<<<<

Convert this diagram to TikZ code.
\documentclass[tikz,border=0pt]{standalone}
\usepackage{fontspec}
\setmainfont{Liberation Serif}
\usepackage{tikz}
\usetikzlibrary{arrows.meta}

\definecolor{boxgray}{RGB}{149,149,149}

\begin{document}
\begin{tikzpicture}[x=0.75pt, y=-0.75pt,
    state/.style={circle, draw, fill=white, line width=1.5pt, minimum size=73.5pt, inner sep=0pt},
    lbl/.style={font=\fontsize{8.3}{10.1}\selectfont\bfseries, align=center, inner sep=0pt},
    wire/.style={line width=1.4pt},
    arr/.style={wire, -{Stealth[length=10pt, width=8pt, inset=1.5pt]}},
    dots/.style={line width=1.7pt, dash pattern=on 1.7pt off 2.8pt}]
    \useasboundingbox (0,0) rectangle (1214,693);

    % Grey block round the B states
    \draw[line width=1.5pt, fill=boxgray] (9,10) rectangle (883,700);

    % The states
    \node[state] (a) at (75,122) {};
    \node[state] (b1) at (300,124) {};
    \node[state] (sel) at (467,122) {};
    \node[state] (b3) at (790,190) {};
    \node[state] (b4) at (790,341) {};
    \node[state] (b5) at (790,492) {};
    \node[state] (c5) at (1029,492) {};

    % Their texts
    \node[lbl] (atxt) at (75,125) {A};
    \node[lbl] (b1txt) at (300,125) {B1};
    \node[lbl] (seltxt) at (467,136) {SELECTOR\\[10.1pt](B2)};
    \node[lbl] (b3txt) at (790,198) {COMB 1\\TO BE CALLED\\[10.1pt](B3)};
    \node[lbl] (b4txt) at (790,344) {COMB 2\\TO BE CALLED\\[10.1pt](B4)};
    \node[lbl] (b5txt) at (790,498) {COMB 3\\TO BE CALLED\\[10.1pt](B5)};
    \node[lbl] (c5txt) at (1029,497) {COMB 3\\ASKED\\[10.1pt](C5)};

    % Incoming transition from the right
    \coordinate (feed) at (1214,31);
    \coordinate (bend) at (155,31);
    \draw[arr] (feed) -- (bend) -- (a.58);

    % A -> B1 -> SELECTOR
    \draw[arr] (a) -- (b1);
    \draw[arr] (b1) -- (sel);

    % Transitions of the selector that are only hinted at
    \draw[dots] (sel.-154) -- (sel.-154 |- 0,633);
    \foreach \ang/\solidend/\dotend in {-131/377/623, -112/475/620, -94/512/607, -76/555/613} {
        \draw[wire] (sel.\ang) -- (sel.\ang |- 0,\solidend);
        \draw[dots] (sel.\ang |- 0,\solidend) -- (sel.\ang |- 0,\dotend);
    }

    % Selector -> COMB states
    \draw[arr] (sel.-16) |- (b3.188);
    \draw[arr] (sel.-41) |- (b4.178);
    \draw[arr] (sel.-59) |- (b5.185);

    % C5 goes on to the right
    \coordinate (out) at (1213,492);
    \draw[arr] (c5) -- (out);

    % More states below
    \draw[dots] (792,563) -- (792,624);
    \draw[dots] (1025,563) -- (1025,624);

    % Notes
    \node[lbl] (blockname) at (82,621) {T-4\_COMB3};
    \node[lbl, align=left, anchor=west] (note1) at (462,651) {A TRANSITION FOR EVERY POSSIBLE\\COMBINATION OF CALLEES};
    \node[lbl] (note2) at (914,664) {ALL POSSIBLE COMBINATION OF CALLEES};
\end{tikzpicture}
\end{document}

>>>>

Your task is to quote the lines above, beginning with the first and ending with the one that holds "(9,10) rectangle (883,700);".

Convert this diagram to TikZ code.
\documentclass[tikz,border=0pt]{standalone}
\usepackage{fontspec}
\setmainfont{Liberation Serif}
\usepackage{tikz}
\usetikzlibrary{arrows.meta}

\definecolor{boxgray}{RGB}{149,149,149}

\begin{document}
\begin{tikzpicture}[x=0.75pt, y=-0.75pt,
    state/.style={circle, draw, fill=white, line width=1.5pt, minimum size=73.5pt, inner sep=0pt},
    lbl/.style={font=\fontsize{8.3}{10.1}\selectfont\bfseries, align=center, inner sep=0pt},
    wire/.style={line width=1.4pt},
    arr/.style={wire, -{Stealth[length=10pt, width=8pt, inset=1.5pt]}},
    dots/.style={line width=1.7pt, dash pattern=on 1.7pt off 2.8pt}]
    \useasboundingbox (0,0) rectangle (1214,693);

    % Grey block round the B states
    \draw[line width=1.5pt, fill=boxgray] (9,10) rectangle (883,700);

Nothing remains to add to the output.